== REQUIREMENT ==
Reproduce the data exactly and drop any pictures it holds.
═══
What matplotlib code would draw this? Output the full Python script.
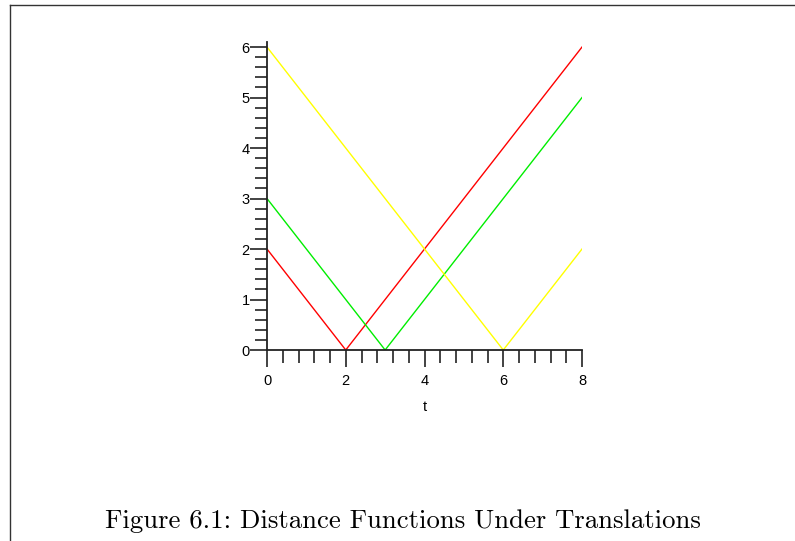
import matplotlib
matplotlib.use("Agg")
import matplotlib.pyplot as plt
from matplotlib.lines import Line2D
from matplotlib.ticker import MultipleLocator, FixedLocator

# Data
t_red = [0, 2, 8]
d_red = [2, 0, 6]
t_green = [0, 3, 8]
d_green = [3, 0, 5]
t_yellow = [0, 6, 8]
d_yellow = [6, 0, 2]
x_ticks = [0, 2, 4, 6, 8]
y_ticks = [0, 1, 2, 3, 4, 5, 6]
caption = "Figure 6.1: Distance Functions Under Translations"

plt.rcParams['font.family'] = ['Liberation Sans', 'DejaVu Sans']

fig = plt.figure(figsize=(7.95, 5.41), dpi=100)
W, H = 795, 541
ax = fig.add_axes([267 / W, 1 - 350 / H, 315 / W, 308 / H])
ax.plot(t_red, d_red, color='#ff0000', lw=1.0)
ax.plot(t_green, d_green, color='#00ee00', lw=1.0)
ax.plot(t_yellow, d_yellow, color='#ffff00', lw=1.0)
ax.set_xlim(0, 8)
ax.set_ylim(0, 6.1)
for s in ['top', 'right']:
    ax.spines[s].set_visible(False)
for s in ['left', 'bottom']:
    ax.spines[s].set_color('#222222')
    ax.spines[s].set_linewidth(1.3)
ax.xaxis.set_major_locator(FixedLocator(x_ticks))
ax.yaxis.set_major_locator(FixedLocator(y_ticks))
ax.xaxis.set_minor_locator(MultipleLocator(0.4))
ax.yaxis.set_minor_locator(MultipleLocator(0.2))
ax.tick_params(axis='both', which='major', length=12, width=1.2, color='#222222',
               labelsize=10.5, direction='out')
ax.tick_params(axis='both', which='minor', length=9, width=1.2, color='#222222',
               direction='out')
ax.tick_params(axis='x', which='major', pad=5)
ax.tick_params(axis='y', which='major', pad=0.5)
ax.set_xlabel('t', fontsize=10.5, labelpad=9)

# page border
fig.add_artist(Line2D([10 / W, 1], [1 - 5 / H, 1 - 5 / H], color='#333333', lw=1.0,
                      transform=fig.transFigure))
fig.add_artist(Line2D([10 / W, 10 / W], [0, 1 - 5 / H], color='#333333', lw=1.0,
                      transform=fig.transFigure))

fig.text(403 / W, 1 - 521 / H, caption, family='cmr10',
         ha='center', va='center', fontsize=19.25)

fig.savefig('out.png', dpi=100)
═══
== ANSWER TO THE EXERCISE ==
What matplotlib code would draw this? Output the full Python script.
import matplotlib
matplotlib.use("Agg")
import matplotlib.pyplot as plt
from matplotlib.lines import Line2D
from matplotlib.ticker import MultipleLocator, FixedLocator

# Data
t_red = [0, 2, 8]
d_red = [2, 0, 6]
t_green = [0, 3, 8]
d_green = [3, 0, 5]
t_yellow = [0, 6, 8]
d_yellow = [6, 0, 2]
x_ticks = [0, 2, 4, 6, 8]
y_ticks = [0, 1, 2, 3, 4, 5, 6]
caption = "Figure 6.1: Distance Functions Under Translations"

plt.rcParams['font.family'] = ['Liberation Sans', 'DejaVu Sans']

fig = plt.figure(figsize=(7.95, 5.41), dpi=100)
W, H = 795, 541
ax = fig.add_axes([267 / W, 1 - 350 / H, 315 / W, 308 / H])
ax.plot(t_red, d_red, color='#ff0000', lw=1.0)
ax.plot(t_green, d_green, color='#00ee00', lw=1.0)
ax.plot(t_yellow, d_yellow, color='#ffff00', lw=1.0)
ax.set_xlim(0, 8)
ax.set_ylim(0, 6.1)
for s in ['top', 'right']:
    ax.spines[s].set_visible(False)
for s in ['left', 'bottom']:
    ax.spines[s].set_color('#222222')
    ax.spines[s].set_linewidth(1.3)
ax.xaxis.set_major_locator(FixedLocator(x_ticks))
ax.yaxis.set_major_locator(FixedLocator(y_ticks))
ax.xaxis.set_minor_locator(MultipleLocator(0.4))
ax.yaxis.set_minor_locator(MultipleLocator(0.2))
ax.tick_params(axis='both', which='major', length=12, width=1.2, color='#222222',
               labelsize=10.5, direction='out')
ax.tick_params(axis='both', which='minor', length=9, width=1.2, color='#222222',
               direction='out')
ax.tick_params(axis='x', which='major', pad=5)
ax.tick_params(axis='y', which='major', pad=0.5)
ax.set_xlabel('t', fontsize=10.5, labelpad=9)

# page border
fig.add_artist(Line2D([10 / W, 1], [1 - 5 / H, 1 - 5 / H], color='#333333', lw=1.0,
                      transform=fig.transFigure))
fig.add_artist(Line2D([10 / W, 10 / W], [0, 1 - 5 / H], color='#333333', lw=1.0,
                      transform=fig.transFigure))

fig.text(403 / W, 1 - 521 / H, caption, family='cmr10',
         ha='center', va='center', fontsize=19.25)

fig.savefig('out.png', dpi=100)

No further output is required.